= Gunnar Alksnis =

American-Latvian philosopher and theologian

Gunnar Alksnis (July 1, 1931 – May 15, 2011) was a Latvian-American philosopher and theologian who specialized in ethics and the history of philosophy.

== Biography ==
Alksnis was born as Gunārs Alksnis on July 1, 1931, in Riga, the capital of Latvia. His parents were John Edward Alksnis and Elza Alksnis. The Alksnis family came to the United States in 1949. In 1955 Gunnar Alksnis received a Bachelor of divinity degree. One year later he was ordained as a minister of the Evangelical Lutheran Church in America at Trinity Church in Russell County, Kansas. He married Pauline Elizabeth Krug (1933–2014) in 1957. The couple had two children, John Albert and Maria.

In 1965 Gunnar Alksnis received the academic degree of a Master of Sacred Theology. He became Ph.D. at Kansas State University after submitting a thesis on the critique of rationalism in the German Lebensphilosophie in 1970. In 1968 Gunnar Alksnis was appointed Professor at Washburn University in Topeka, Kansas. For more than 30 years he taught history of philosophy and theology.

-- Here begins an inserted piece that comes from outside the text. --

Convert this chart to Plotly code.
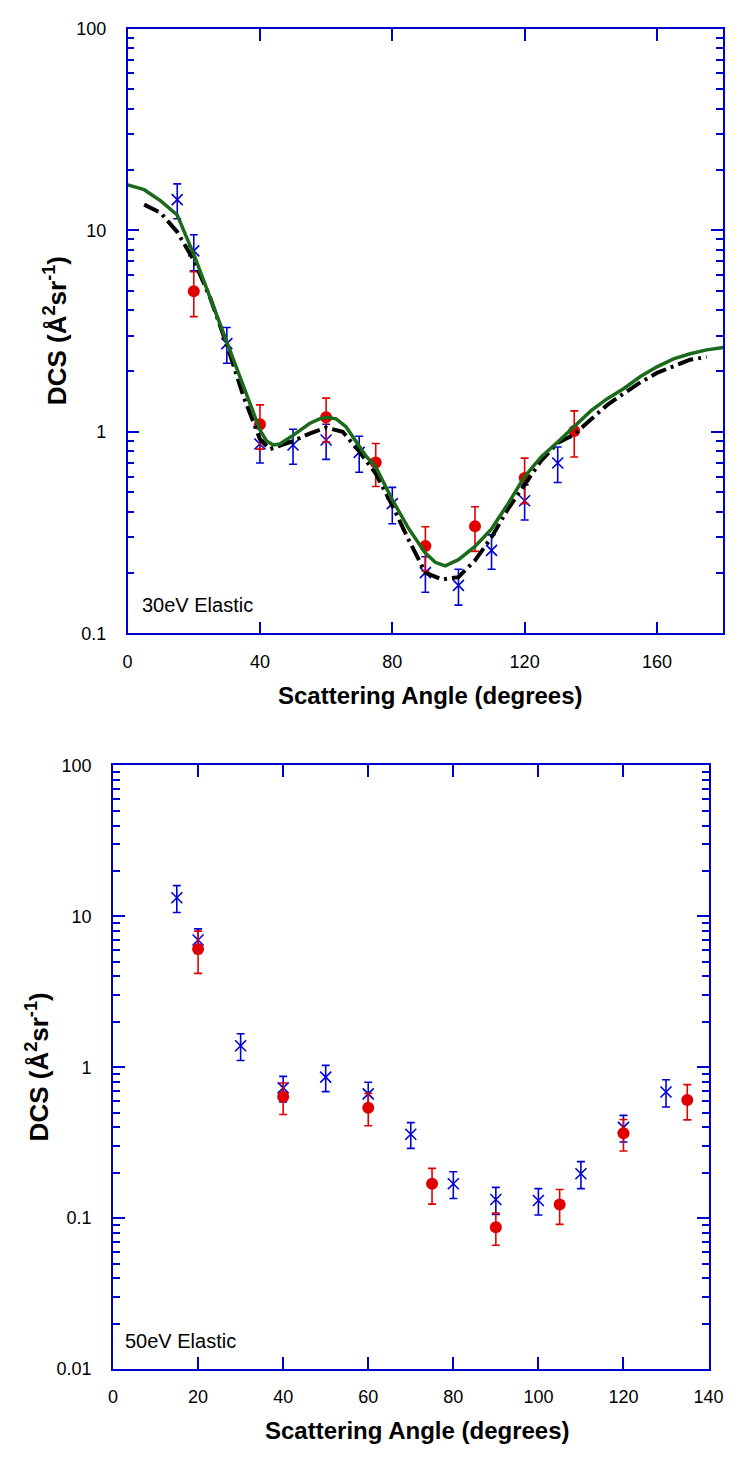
import plotly.graph_objects as go

W, H = 743, 1457

# ---------------- 30 eV data ----------------
ang30_blue = [15, 20, 30, 40, 50, 60, 70, 80, 90, 100, 110, 120, 130]
dcs30_blue = [14.2, 7.9, 2.74, 0.87, 0.86, 0.91, 0.79, 0.44, 0.20, 0.173, 0.258, 0.455, 0.70]
err30_blue = [2.8, 1.6, 0.55, 0.17, 0.17, 0.18, 0.16, 0.09, 0.04, 0.035, 0.05, 0.09, 0.14]

ang30_red = [20, 40, 60, 75, 90, 105, 120, 135]
dcs30_red = [4.98, 1.09, 1.18, 0.705, 0.271, 0.34, 0.59, 1.01]
err30_red = [1.25, 0.27, 0.29, 0.17, 0.067, 0.085, 0.15, 0.26]

ang30_green = [0, 5, 10, 15, 20, 25, 30, 35, 38, 40, 42, 44, 46, 50, 55, 58, 60, 63, 66, 69,
               72, 75, 80, 85, 90, 93, 96, 100, 105, 110, 115, 120, 125, 130, 135, 140, 145,
               150, 155, 160, 165, 170, 175, 180]
dcs30_green = [16.8, 15.9, 14.0, 11.9, 7.6, 4.6, 2.8, 1.65, 1.22, 1.02, 0.9, 0.86, 0.87, 0.96,
               1.1, 1.16, 1.18, 1.16, 1.06, 0.9, 0.76, 0.67, 0.46, 0.33, 0.25, 0.225, 0.216,
               0.232, 0.27, 0.33, 0.44, 0.6, 0.75, 0.89, 1.07, 1.27, 1.46, 1.64, 1.88, 2.1,
               2.3, 2.44, 2.55, 2.62]

ang30_black = [5, 10, 15, 20, 25, 30, 35, 40, 43, 45, 50, 55, 60, 65, 70, 75, 80, 85, 90, 95,
               100, 105, 110, 115, 120, 125, 130, 135, 140, 145, 150, 155, 160, 165, 170, 175]
dcs30_black = [13.4, 12.2, 9.8, 7.1, 4.6, 2.7, 1.5, 0.92, 0.82, 0.84, 0.9, 0.98, 1.05, 1.0, 0.8,
               0.62, 0.43, 0.29, 0.2, 0.185, 0.19, 0.23, 0.3, 0.415, 0.55, 0.72, 0.88, 0.97, 1.15,
               1.36, 1.55, 1.76, 1.96, 2.12, 2.28, 2.35]

# ---------------- 50 eV data ----------------
ang50_blue = [15, 20, 30, 40, 50, 60, 70, 80, 90, 100, 110, 120, 130]
dcs50_blue = [13.3, 6.97, 1.39, 0.73, 0.86, 0.666, 0.36, 0.169, 0.133, 0.131, 0.197, 0.40, 0.686]
err50_blue = [2.7, 1.3, 0.28, 0.14, 0.17, 0.13, 0.07, 0.034, 0.027, 0.026, 0.04, 0.08, 0.14]

ang50_red = [20, 40, 60, 75, 90, 105, 120, 135]
dcs50_red = [6.09, 0.637, 0.54, 0.169, 0.0872, 0.123, 0.365, 0.608]
err50_red = [1.9, 0.15, 0.13, 0.045, 0.021, 0.032, 0.086, 0.16]

# tick labels
x30_ticks = [0, 40, 80, 120, 160]
x50_ticks = [0, 20, 40, 60, 80, 100, 120, 140]
y30_ticks = [0.1, 1, 10, 100]
y30_labels = ["0.1", "1", "10", "100"]
y50_ticks = [0.01, 0.1, 1, 10, 100]
y50_labels = ["0.01", "0.1", "1", "10", "100"]

BLUE = "#0000d8"
RED = "#e00000"
AXBLUE = "#0000cc"
GREEN = "#1a6a1a"
FONT = "Liberation Sans, Arial, sans-serif"


def minors(lo, hi):
    vals = []
    e = lo
    while e < hi:
        for m in range(2, 10):
            vals.append(m * 10 ** e)
        e += 1
    return vals


fig = go.Figure()


def add_points(x, y, err, color, symbol, size, xa, ya, lw):
    fig.add_trace(go.Scatter(
        x=x, y=y, mode="markers", xaxis=xa, yaxis=ya,
        marker=dict(symbol=symbol, size=size, color=color,
                    line=dict(color=color, width=lw)),
        error_y=dict(type="data", array=err, visible=True, color=color,
                     thickness=1.6, width=4),
        showlegend=False))


# top plot
add_points(ang30_blue, dcs30_blue, err30_blue, BLUE, "x-thin", 11, "x", "y", 1.6)
add_points(ang30_red, dcs30_red, err30_red, RED, "circle", 12, "x", "y", 0)
fig.add_trace(go.Scatter(x=ang30_black, y=dcs30_black, mode="lines", xaxis="x", yaxis="y",
                         line=dict(color="black", width=4, dash="16px,5px,3px,5px"),
                         showlegend=False))
fig.add_trace(go.Scatter(x=ang30_green, y=dcs30_green, mode="lines", xaxis="x", yaxis="y",
                         line=dict(color=GREEN, width=3.5),
                         showlegend=False))

# bottom plot
add_points(ang50_blue, dcs50_blue, err50_blue, BLUE, "x-thin", 11, "x2", "y2", 1.6)
add_points(ang50_red, dcs50_red, err50_red, RED, "circle", 12, "x2", "y2", 0)


def px(x):
    return x / W


def py(y):
    return 1 - y / H


common_x = dict(showline=True, linecolor=AXBLUE, linewidth=1.6, mirror="allticks",
                ticks="inside", ticklen=12, tickwidth=1.6, tickcolor=AXBLUE,
                showgrid=False, zeroline=False,
                tickfont=dict(family=FONT, size=18, color="black"),
                ticklabelstandoff=11)
common_y = dict(showline=True, linecolor=AXBLUE, linewidth=1.6, mirror="allticks",
                ticks="inside", ticklen=12, tickwidth=1.6, tickcolor=AXBLUE,
                showgrid=False, zeroline=False, type="log",
                tickfont=dict(family=FONT, size=18, color="black"),
                ticklabelstandoff=16)

fig.update_layout(
    width=W, height=H,
    margin=dict(l=0, r=0, t=0, b=0),
    paper_bgcolor="white", plot_bgcolor="white",
    xaxis=dict(domain=[px(126), px(738)], range=[0, 180], anchor="y",
               tickmode="array", tickvals=x30_ticks, **common_x),
    yaxis=dict(domain=[py(632), py(19)], range=[-1, 2], anchor="x",
               tickmode="array", tickvals=y30_ticks, ticktext=y30_labels,
               minor=dict(tickmode="array", tickvals=minors(-1, 2), ticks="inside",
                          ticklen=7, tickwidth=1.6, tickcolor=AXBLUE, showgrid=False),
               **common_y),
    xaxis2=dict(domain=[px(111), px(723)], range=[0, 140], anchor="y2",
                tickmode="array", tickvals=x50_ticks, **common_x),
    yaxis2=dict(domain=[py(1378), py(766)], range=[-2, 2], anchor="x2",
                tickmode="array", tickvals=y50_ticks, ticktext=y50_labels,
                minor=dict(tickmode="array", tickvals=minors(-2, 2), ticks="inside",
                           ticklen=7, tickwidth=1.6, tickcolor=AXBLUE, showgrid=False),
                **common_y),
    showlegend=False,
)

ann_font = dict(family=FONT, size=20, color="black")
title_font = dict(family=FONT, size=24, color="black")
ytitle_font = dict(family=FONT, size=26, color="black")
ytitle = "<b>DCS (Å<sup>2</sup>sr<sup>-1</sup>)</b>"
fig.add_annotation(x=px(139), y=py(603), xref="paper", yref="paper", text="30eV Elastic",
                   showarrow=False, xanchor="left", yanchor="middle", font=ann_font)
fig.add_annotation(x=px(121), y=py(1350), xref="paper", yref="paper", text="50eV Elastic",
                   showarrow=False, xanchor="left", yanchor="middle", font=ann_font)
fig.add_annotation(x=px(437), y=py(695), xref="paper", yref="paper",
                   text="<b>Scattering Angle (degrees)</b>",
                   showarrow=False, xanchor="center", yanchor="middle", font=title_font)
fig.add_annotation(x=px(424), y=py(1440), xref="paper", yref="paper",
                   text="<b>Scattering Angle (degrees)</b>",
                   showarrow=False, xanchor="center", yanchor="middle", font=title_font)
fig.add_annotation(x=px(52), y=py(325), xref="paper", yref="paper", text=ytitle,
                   textangle=-90, showarrow=False, xanchor="center", yanchor="middle",
                   font=ytitle_font)
fig.add_annotation(x=px(33), y=py(1072), xref="paper", yref="paper", text=ytitle,
                   textangle=-90, showarrow=False, xanchor="center", yanchor="middle",
                   font=ytitle_font)

fig.write_html("out.html")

After his retirement in 2000 Gunnar and Pauline Alksnis moved to Woodland, California. He continued to write and actively worked for churches in woodland and Davis giving lectures on Martin Luther and the Reformation. His articles touch upon a diversity of topics including history, religion and philosophy. He died on May 15, 2011, in Woodland.

== Research interests ==
Gunnar Alksnis was interested in the history of Actuarial science. He was a specialist on August Zillmer (1831–1893), who first proposed the variation of preliminary term reserves in 1863.
Alksnis was most interested in the philosophy of Ludwig Klages who drew a distinction between life-affirming Seele (soul) and life-destroying Geist (spirit/mind) as the forces of "modern, industrial, and intellectual rationalization." Four years after Alksnis death his PhD thesis from 1970 was finally published under the title Chthonic Gnosis. Ludwig Klages and his Quest for the Pandaemonic All. Gunnar Alksnis tried to explain history through biography, because he thought that the unsurpassed way to comprehend an era is to understand the life and profiles of its leaders.

== Honours ==
In memory of Gunnar Alksnis Washburn University established the “Prof. Gunnar Alksnis History Scholarship”. This scholarship is awarded to students “with demonstrated enthusiasm for scholarly activity in History.“

== Works ==
- Ludwig Klages and His Attack on Rationalism. Kansas State University, 1970
- Controversies Surrounding Zillmer Reserves. (with William Roach). Actuarial Research Clearing House. 1991 Vol. 1.
- August Zillmer, an actuary with less reserve. The Actuary. March 1989 – Volume 23, No. 3
- Chthonic Gnosis. Ludwig Klages and his Quest for the Pandaemonic All. Theion Publishing, 2015

== Sources ==
- Archie J. Bahm: Directory of American Philosophers. Vol. 8. Philosophy Documentation Center, Bowling Green State University, 1976, p. 47
- Daily Democrat: Gunnar Alksnis. Obituary.